In a recent white paper, SWIFT weighs in on how FIs are catching up in the API arena — and how a consistent experience is key to delivering the services customers need and want.
If the rise of application programming interfaces (APIs) have found success in some corners of business, bringing third-party programs and services together to help create new business models, then some verticals, such as financial services, have been relatively slower in adapting to and adopting the technologies.
A white paper that debuted last week from SWIFT delved into the fact that financial institutions (FIs) have been late to embrace APIs, but “are catching up fast,” and have been spurred by regulations spanning PSD2 and Open Banking. With the advent of APIs, according to the research, companies are able to tap into the value and data that is held within other companies’ software.
However, SWIFT said, fragmentation reigns for FIs, as developers have approached using APIs to focus on specific business problems. A standardized approach can be of value to help scale adoption, said the paper.
There is enough precedence with FIs using technology, said the paper, that the movement toward automation is nothing new. Witness the fact that FIs have been using electronic messaging for 40 years. The focus on collaboration between parties in a transaction works because there has been standardization, said SWIFT, using that messaging.
“Banks don’t need to negotiate how to interact with every other bank they do business with: They just apply the global business standards and connect to each other through a globally standardized platform,” according to the paper.
Yet, even with this precedence in place, there has been a “lack of consistency in end-to-end processes,” while APIs also “expose new attack vectors for cybercriminals,” said SWIFT. The paper noted that anyone can develop and publish their own API specifications; there can be inconsistencies in business specifications, and in crafting identity and security frameworks.
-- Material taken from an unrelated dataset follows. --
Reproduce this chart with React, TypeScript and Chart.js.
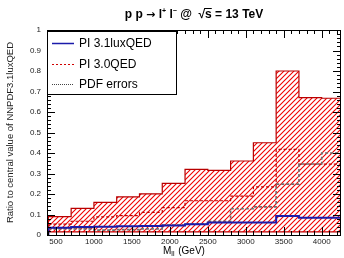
import React, { useEffect, useRef } from 'react';
import { Chart, registerables } from 'chart.js';

Chart.register(...registerables);

// ---- data ----
const binEdges = [400, 700, 1000, 1300, 1600, 1900, 2200, 2500, 2800, 3100, 3400, 3700, 4000, 4300];
const qed30BandUpper = [0.09, 0.13, 0.159, 0.186, 0.201, 0.252, 0.32, 0.315, 0.361, 0.45, 0.8, 0.67, 0.667];
const qed30BandLower = [0.015, 0.015, 0.015, 0.015, 0.015, 0.015, 0.015, 0.015, 0.015, 0.015, 0.015, 0.015, 0.015];
const qed30Central = [0.053, 0.067, 0.088, 0.095, 0.11, 0.134, 0.167, 0.167, 0.19, 0.235, 0.418, 0.346, 0.346];
const pdfErrors = [0.03, 0.03, 0.024, 0.026, 0.03, 0.049, 0.055, 0.067, 0.128, 0.137, 0.248, 0.346, 0.4];
const lux31Central = [0.035, 0.039, 0.04, 0.043, 0.044, 0.046, 0.053, 0.061, 0.061, 0.061, 0.093, 0.084, 0.084];

const xTickLabels = [500, 1000, 1500, 2000, 2500, 3000, 3500, 4000];
const xMinorTicks = [400, 500, 600, 700, 800, 900, 1000, 1100, 1200, 1300, 1400, 1500, 1600, 1700, 1800, 1900, 2000, 2100, 2200, 2300, 2400, 2500, 2600, 2700, 2800, 2900, 3000, 3100, 3200, 3300, 3400, 3500, 3600, 3700, 3800, 3900, 4000, 4100, 4200];
const yTickLabels = [0, 0.1, 0.2, 0.3, 0.4, 0.5, 0.6, 0.7, 0.8, 0.9, 1];
const yMinorTicks = [0.02, 0.04, 0.06, 0.08, 0.12, 0.14, 0.16, 0.18, 0.22, 0.24, 0.26, 0.28, 0.32, 0.34, 0.36, 0.38, 0.42, 0.44, 0.46, 0.48, 0.52, 0.54, 0.56, 0.58, 0.62, 0.64, 0.66, 0.68, 0.72, 0.74, 0.76, 0.78, 0.82, 0.84, 0.86, 0.88, 0.92, 0.94, 0.96, 0.98];

const legendLabels = ['PI 3.1luxQED', 'PI 3.0QED', 'PDF errors'];

const FONT = '"Liberation Sans", Arial, Helvetica, sans-serif';

function histPoints(vals: number[], base: number | null) {
  const pts: { x: number; y: number }[] = [];
  if (base !== null) pts.push({ x: binEdges[0], y: base });
  vals.forEach((v, i) => pts.push({ x: binEdges[i], y: v }));
  pts.push({ x: binEdges[binEdges.length - 1], y: vals[vals.length - 1] });
  return pts;
}

function makeHatch(): CanvasPattern | string {
  const c = document.createElement('canvas');
  const s = 5;
  c.width = s;
  c.height = s;
  const g = c.getContext('2d');
  if (!g) return 'rgba(255,0,0,0.3)';
  g.strokeStyle = 'rgb(240,0,0)';
  g.lineWidth = 1.1;
  g.beginPath();
  g.moveTo(-1, s + 1);
  g.lineTo(s + 1, -1);
  g.moveTo(-1, 1);
  g.lineTo(1, -1);
  g.moveTo(s - 1, s + 1);
  g.lineTo(s + 1, s - 1);
  g.stroke();
  return g.createPattern(c, 'repeat') || 'rgba(255,0,0,0.3)';
}

const decorPlugin = {
  id: 'rootDecor',
  afterDatasetsDraw(chart: any) {
    const { ctx, chartArea: a, scales } = chart;
    const x = scales.x;
    const y = scales.y;
    ctx.save();
    ctx.strokeStyle = '#000';
    ctx.lineWidth = 1;
    ctx.beginPath();
    const ytick = (v: number, len: number) => {
      const py = Math.round(y.getPixelForValue(v)) + 0.5;
      ctx.moveTo(a.left, py);
      ctx.lineTo(a.left + len, py);
      ctx.moveTo(a.right, py);
      ctx.lineTo(a.right - len, py);
    };
    yTickLabels.forEach((v) => ytick(v, 8));
    yMinorTicks.forEach((v) => ytick(v, 4));
    const xtick = (v: number, len: number) => {
      const px = Math.round(x.getPixelForValue(v)) + 0.5;
      ctx.moveTo(px, a.bottom);
      ctx.lineTo(px, a.bottom - len);
      ctx.moveTo(px, a.top);
      ctx.lineTo(px, a.top + len);
    };
    xTickLabels.forEach((v) => xtick(v, 8));
    xMinorTicks.forEach((v) => xtick(v, 4));
    ctx.stroke();
    ctx.strokeRect(Math.round(a.left) + 0.5, Math.round(a.top) + 0.5, Math.round(a.right - a.left) - 1, Math.round(a.bottom - a.top));

    // legend
    const lx = Math.round(a.left) + 0.5;
    const ly = Math.round(a.top) + 1.5;
    const lw = 129;
    const lh = 63;
    ctx.fillStyle = '#fff';
    ctx.fillRect(lx, ly, lw, lh);
    ctx.strokeStyle = '#000';
    ctx.strokeRect(lx, ly, lw, lh);
    const rows = [43.5, 64.5, 84.5];
    const styles = [
      { color: '#1b1baa', dash: [] as number[], w: 1.5 },
      { color: '#d00000', dash: [2, 2], w: 1.2 },
      { color: '#444', dash: [1, 1], w: 1 },
    ];
    ctx.font = `12px ${FONT}`;
    ctx.textBaseline = 'middle';
    ctx.textAlign = 'left';
    rows.forEach((ry, i) => {
      const st = styles[i];
      ctx.beginPath();
      ctx.setLineDash(st.dash);
      ctx.strokeStyle = st.color;
      ctx.lineWidth = st.w;
      ctx.moveTo(a.left + 5, ry);
      ctx.lineTo(a.left + 27, ry);
      ctx.stroke();
      ctx.setLineDash([]);
      ctx.fillStyle = '#000';
      ctx.fillText(legendLabels[i], a.left + 32, ry + 0.5);
    });

    // x title: M_ll (GeV)
    ctx.fillStyle = '#000';
    ctx.textBaseline = 'alphabetic';
    let tx = 163;
    const ty = 254;
    ctx.font = `10px ${FONT}`;
    ctx.fillText('M', tx, ty);
    tx += ctx.measureText('M').width;
    ctx.font = `7px ${FONT}`;
    ctx.fillText('ll', tx, ty + 2);
    tx += ctx.measureText('ll').width + 1;
    ctx.font = `10px ${FONT}`;
    ctx.fillText(' (GeV)', tx, ty);

    // title
    const parts: { t: string; font: string; dy: number }[] = [
      { t: 'p p ', font: `bold 12px ${FONT}`, dy: 0 },
      { t: '\u2192', font: `bold 11px "DejaVu Sans", sans-serif`, dy: 0 },
      { t: ' l', font: `bold 12px ${FONT}`, dy: 0 },
      { t: '+', font: `bold 7px ${FONT}`, dy: -5 },
      { t: ' l', font: `bold 12px ${FONT}`, dy: 0 },
      { t: '\u2212', font: `bold 7px ${FONT}`, dy: -5 },
      { t: ' @  \u221A', font: `bold 12px ${FONT}`, dy: 0 },
      { t: 's', font: `bold 12px ${FONT}`, dy: 0 },
      { t: ' = 13 TeV', font: `bold 12px ${FONT}`, dy: 0 },
    ];
    let total = 0;
    parts.forEach((p) => {
      ctx.font = p.font;
      total += ctx.measureText(p.t).width;
    });
    let px = 194 - total / 2;
    const py = 18;
    parts.forEach((p) => {
      ctx.font = p.font;
      ctx.fillText(p.t, px, py + p.dy);
      const w = ctx.measureText(p.t).width;
      if (p.t === 's') {
        ctx.beginPath();
        ctx.lineWidth = 1;
        ctx.strokeStyle = '#000';
        ctx.moveTo(px - 1, py - 9.5);
        ctx.lineTo(px + w, py - 9.5);
        ctx.stroke();
      }
      px += w;
    });
    ctx.restore();
  },
};

export default function App() {
  const ref = useRef<HTMLCanvasElement | null>(null);

  useEffect(() => {
    if (!ref.current) return;
    const hatch = makeHatch();
    const base = {
      stepped: 'before' as const,
      pointRadius: 0,
      pointHoverRadius: 0,
      tension: 0,
    };
    const chart = new Chart(ref.current, {
      type: 'line',
      data: {
        datasets: [
          {
            ...base,
            label: 'PI 3.1luxQED',
            data: histPoints(lux31Central, 0),
            borderColor: '#1b1baa',
            borderWidth: 2,
            fill: false,
            order: 0,
          },
          {
            ...base,
            label: 'PDF errors',
            data: histPoints(pdfErrors, null),
            borderColor: '#707070',
            borderWidth: 1.6,
            borderDash: [3, 2],
            fill: false,
            order: 1,
          },
          {
            ...base,
            label: 'PI 3.0QED',
            data: histPoints(qed30Central, null),
            borderColor: '#c00000',
            borderWidth: 1.2,
            borderDash: [3, 2],
            fill: false,
            order: 2,
          },
          {
            ...base,
            label: 'band upper',
            data: histPoints(qed30BandUpper, qed30BandLower[0]),
            borderColor: '#b80000',
            borderWidth: 1.2,
            backgroundColor: hatch as any,
            fill: '+1',
            order: 3,
          },
          {
            ...base,
            label: 'band lower',
            data: histPoints(qed30BandLower, null),
            borderColor: '#b80000',
            borderWidth: 1.2,
            fill: false,
            order: 4,
          },
        ],
      },
      options: {
        animation: false,
        responsive: false,
        events: [],
        layout: { padding: { top: 30, right: 3, left: 0, bottom: 0 } },
        plugins: {
          legend: { display: false },
          tooltip: { enabled: false },
          title: { display: false },
        },
        scales: {
          x: {
            type: 'linear',
            min: 382,
            max: 4254,
            grid: { display: false, drawTicks: false },
            border: { display: false },
            afterBuildTicks: (scale: any) => {
              scale.ticks = xTickLabels.map((v) => ({ value: v }));
            },
            afterFit: (scale: any) => {
              scale.height = 23;
            },
            ticks: {
              padding: 2,
              maxRotation: 0,
              autoSkip: false,
              color: '#222',
              font: { family: FONT, size: 8 },
              callback: (v: any) => String(v),
            },
          },
          y: {
            type: 'linear',
            min: 0,
            max: 1,
            grid: { display: false, drawTicks: false },
            border: { display: false },
            afterBuildTicks: (scale: any) => {
              scale.ticks = yTickLabels.map((v) => ({ value: v }));
            },
            afterFit: (scale: any) => {
              scale.width = 47;
            },
            ticks: {
              padding: 6,
              autoSkip: false,
              color: '#222',
              font: { family: FONT, size: 8 },
              callback: (v: any) => String(Math.round(Number(v) * 10) / 10),
            },
            title: {
              display: true,
              text: 'Ratio to central value of NNPDF3.1luxQED',
              color: '#222',
              font: { family: FONT, size: 9.5 },
              padding: { top: 5, bottom: 0 },
            },
          },
        },
      },
      plugins: [decorPlugin],
    } as any);
    return () => chart.destroy();
  }, []);

  return (
    <div style={{ position: 'fixed', left: 0, top: 0, width: 344, height: 258, background: '#fff' }}>
      <canvas ref={ref} width={344} height={258} style={{ width: 344, height: 258, display: 'block' }} />
    </div>
  );
}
As banks have looked to comply with regulations, and where they have had leeway to implement their own interpretation of local regulations, the result has been a large number of APIs. With so many APIs amid international markets, and with numerous representations of transaction and account details, then the value of data may be diminished through misrepresentation or truncation, said SWIFT.
Thus, the white paper serves as a call to action for stakeholders across banks and technology providers to address that fragmentation.
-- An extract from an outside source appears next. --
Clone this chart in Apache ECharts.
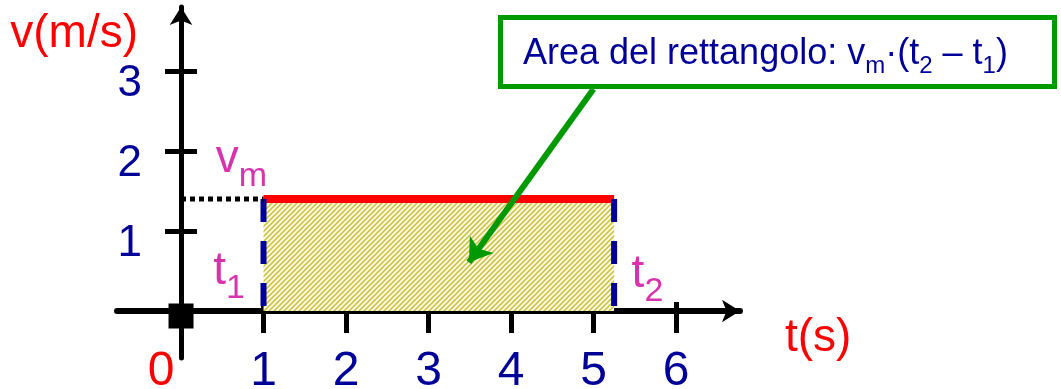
<!DOCTYPE html>
<html>
<head>
<meta charset="utf-8">
<script src="https://cdn.jsdelivr.net/npm/echarts@6/dist/echarts.min.js"></script>
<style>
  html, body { margin: 0; padding: 0; background: #ffffff; }
  #chart { width: 1061px; height: 389px; }
</style>
</head>
<body>
<div id="chart"></div>
<script>
// Tick values on the time axis (s) and on the velocity axis (m/s)
const timeTicks = [1, 2, 3, 4, 5, 6];
const timeLabels = [0, 1, 2, 3, 4, 5, 6];
const velocityTicks = [1, 2, 3];

// Constant mean velocity vm held from t1 to t2
const t1 = 1;
const t2 = 5.25;
const vm = 1.4;

const topEdge = [[t1, vm], [t2, vm]];
const leftEdge = [[t1, vm], [t1, 0]];
const rightEdge = [[t2, vm], [t2, 0]];
const vmGuide = [[0, vm], [t1, vm]];
const origin = [[0, 0]];

const FONT = '"Liberation Sans", Arial, sans-serif';
const NAVY = '#000099';
const MAGENTA = '#cc0099';
const RED = '#ff0000';
const GREEN = '#009900';

// Diagonal yellow hatching for the area under the velocity line
function hatchPattern() {
  const s = 5;
  const c = document.createElement('canvas');
  c.width = s; c.height = s;
  const g = c.getContext('2d');
  g.fillStyle = '#fbf8e0';
  g.fillRect(0, 0, s, s);
  g.strokeStyle = '#cdbf3e';
  g.lineWidth = 1.5;
  g.beginPath();
  g.moveTo(-1, s + 1); g.lineTo(s + 1, -1);
  g.moveTo(-s / 2 - 1, s / 2 + 1); g.lineTo(s / 2 + 1, -s / 2 - 1);
  g.moveTo(s / 2 - 1, s * 1.5 + 1); g.lineTo(s * 1.5 + 1, s / 2 - 1);
  g.stroke();
  return c;
}

// Axes run a little past the origin on both sides
const xMin = -0.776, xMax = 6.776;
const yMin = -0.5875, yMax = 3.8;

const subRich = {
  a: { fontSize: 46, fontFamily: FONT, color: MAGENTA, verticalAlign: 'bottom', padding: [0, 0, 12, 0] },
  b: { fontSize: 34, fontFamily: FONT, color: MAGENTA, verticalAlign: 'bottom' }
};

const tickLine = { color: '#000000', width: 5 };

const chart = echarts.init(document.getElementById('chart'), null, { renderer: 'canvas' });

chart.setOption({
  animation: false,
  backgroundColor: '#ffffff',
  grid: { left: 117, right: 321, top: 7, bottom: 31, containLabel: false, outerBoundsMode: 'none' },
  xAxis: [
    {
      type: 'value', min: xMin, max: xMax, position: 'bottom',
      axisLine: {
        show: true, onZero: true, onZeroAxisIndex: 0,
        symbol: ['none', 'arrow'], symbolSize: [17, 18],
        lineStyle: { color: '#000000', width: 6 }
      },
      axisTick: { show: true, inside: false, length: 22, customValues: timeTicks, lineStyle: tickLine },
      axisLabel: {
        show: true, customValues: timeLabels, margin: -10,
        fontSize: 48, fontFamily: FONT, color: NAVY,
        formatter: v => (v === 0 ? '{z|0}' : String(v)),
        rich: { z: { color: RED, fontSize: 48, fontFamily: FONT, padding: [0, 40, 0, 0] } }
      },
      splitLine: { show: false },
      name: 't(s)', nameLocation: 'end', nameGap: 45,
      nameTextStyle: { color: RED, fontSize: 46, fontFamily: FONT, verticalAlign: 'top', lineHeight: 54 }
    },
    {
      type: 'value', min: xMin, max: xMax, position: 'bottom',
      axisLine: { show: false, onZero: true, onZeroAxisIndex: 0 },
      axisTick: { show: true, inside: true, length: 9, customValues: timeTicks, lineStyle: tickLine },
      axisLabel: { show: false },
      splitLine: { show: false }
    }
  ],
  yAxis: [
    {
      type: 'value', min: yMin, max: yMax, position: 'left',
      axisLine: {
        show: true, onZero: true, onZeroAxisIndex: 0,
        symbol: ['none', 'arrow'], symbolSize: [17, 18],
        lineStyle: { color: '#000000', width: 5 }
      },
      axisTick: { show: true, inside: false, length: 16, customValues: velocityTicks, lineStyle: tickLine },
      axisLabel: {
        show: true, customValues: velocityTicks, margin: -25,
        fontSize: 44, fontFamily: FONT, color: NAVY,
        verticalAlign: 'top', lineHeight: 26
      },
      splitLine: { show: false },
      name: 'v(m/s)', nameLocation: 'end', nameGap: -27,
      nameTextStyle: {
        color: RED, fontSize: 46, fontFamily: FONT,
        align: 'right', verticalAlign: 'middle', padding: [0, 43, 0, 0]
      }
    },
    {
      type: 'value', min: yMin, max: yMax, position: 'left',
      axisLine: { show: false, onZero: true, onZeroAxisIndex: 0 },
      axisTick: { show: true, inside: true, length: 16, customValues: velocityTicks, lineStyle: tickLine },
      axisLabel: { show: false },
      splitLine: { show: false }
    }
  ],
  series: [
    {
      // hatched rectangle under vm, topped by the red velocity line
      type: 'line', data: topEdge, symbol: 'none', z: 2, silent: true,
      lineStyle: { color: RED, width: 8 },
      areaStyle: { color: { image: hatchPattern(), repeat: 'repeat' }, opacity: 1 }
    },
    {
      type: 'line', data: leftEdge, symbol: 'none', z: 3, silent: true,
      lineStyle: { color: NAVY, width: 6, type: [23, 19] }
    },
    {
      type: 'line', data: rightEdge, symbol: 'none', z: 3, silent: true,
      lineStyle: { color: NAVY, width: 6, type: [23, 19] }
    },
    {
      type: 'line', data: vmGuide, symbol: 'none', z: 3, silent: true,
      lineStyle: { color: '#000000', width: 5, type: [5, 4] }
    },
    {
      type: 'scatter', data: origin, symbol: 'rect', symbolSize: 25, symbolOffset: [0, 5],
      itemStyle: { color: '#000000', opacity: 1 }, z: 5, silent: true
    },
    {
      // vm, t1 and t2 markers
      type: 'scatter', symbolSize: 1, itemStyle: { color: 'transparent' }, z: 6, silent: true,
      label: { show: true, rich: subRich },
      data: [
        { value: [t1, vm], label: { position: [4, -4.5], align: 'right', verticalAlign: 'bottom', formatter: '{a|v}{b|m}' } },
        { value: [t1, 0], label: { position: [-18, -4.5], align: 'right', verticalAlign: 'bottom', formatter: '{a|t}{b|1}' } },
        { value: [t2, 0], label: { position: [18, -1.5], align: 'left', verticalAlign: 'bottom', formatter: '{a|t}{b|2}' } }
      ]
    },
    {
      // green pointer from the caption into the area
      type: 'line', data: [], z: 8, silent: true,
      markLine: {
        silent: true, animation: false,
        symbol: ['none', 'arrow'], symbolSize: 22,
        lineStyle: { color: GREEN, width: 6, type: 'solid' },
        label: { show: false },
        data: [[{ coord: [5.0, 2.775] }, { coord: [3.49, 0.61] }]]
      }
    }
  ],
  graphic: [
    {
      type: 'rect', z: 10, silent: true,
      shape: { x: 500.5, y: 17.5, width: 554, height: 69 },
      style: { fill: '#ffffff', stroke: GREEN, lineWidth: 5 }
    },
    {
      type: 'text', z: 11, silent: true,
      style: {
        x: 523, y: 57,
        text: '{a|Area del rettangolo: v}{s|m}{a|·(t}{s|2}{a| – t}{s|1}{a|)}',
        verticalAlign: 'middle', align: 'left',
        rich: {
          a: { fontSize: 36, fontFamily: FONT, fill: NAVY, color: NAVY, verticalAlign: 'bottom', padding: [0, 0, 6, 0] },
          s: { fontSize: 24, fontFamily: FONT, fill: NAVY, color: NAVY, verticalAlign: 'bottom' }
        }
      }
    }
  ]
});
</script>
</body>
</html>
“The agility and simplicity afforded by APIs, and the tooling around them, mean that anyone can make their business services available to the whole world with a few clicks,” said SWIFT. “Already today, though, we are seeing serious challenges in the fragmentation that almost inevitably [result] from such flexibility.”
SWIFT noted that generic API platform services that are “perfectly suited to many financial services use cases are widely available from open source tools and proprietary cloud providers.”
To support a marketplace for API services, though, according to the paper, a standard platform is necessary. Existing business standards and best practices, said SWIFT, extend across reference data (such as currencies), semantic standards (such as certain business concepts and the relationships between them) and transactional standards (which govern the steps in a transaction and for which participants are responsible).
A platform must also guarantee identity, privacy and non-commercial data. For higher value transactions, SWIFT noted, it is preparing a “governed” platform that has solutions in place to promote those aforementioned guarantees.
“This platform will be flexible and ‘open’ to services from any appropriately qualified provider,” said SWIFT, which went on to say that “bespoke, standards compatible APIs, and even APIs that are entirely proprietary to a service provider, can benefit from these features of the SWIFT platform.”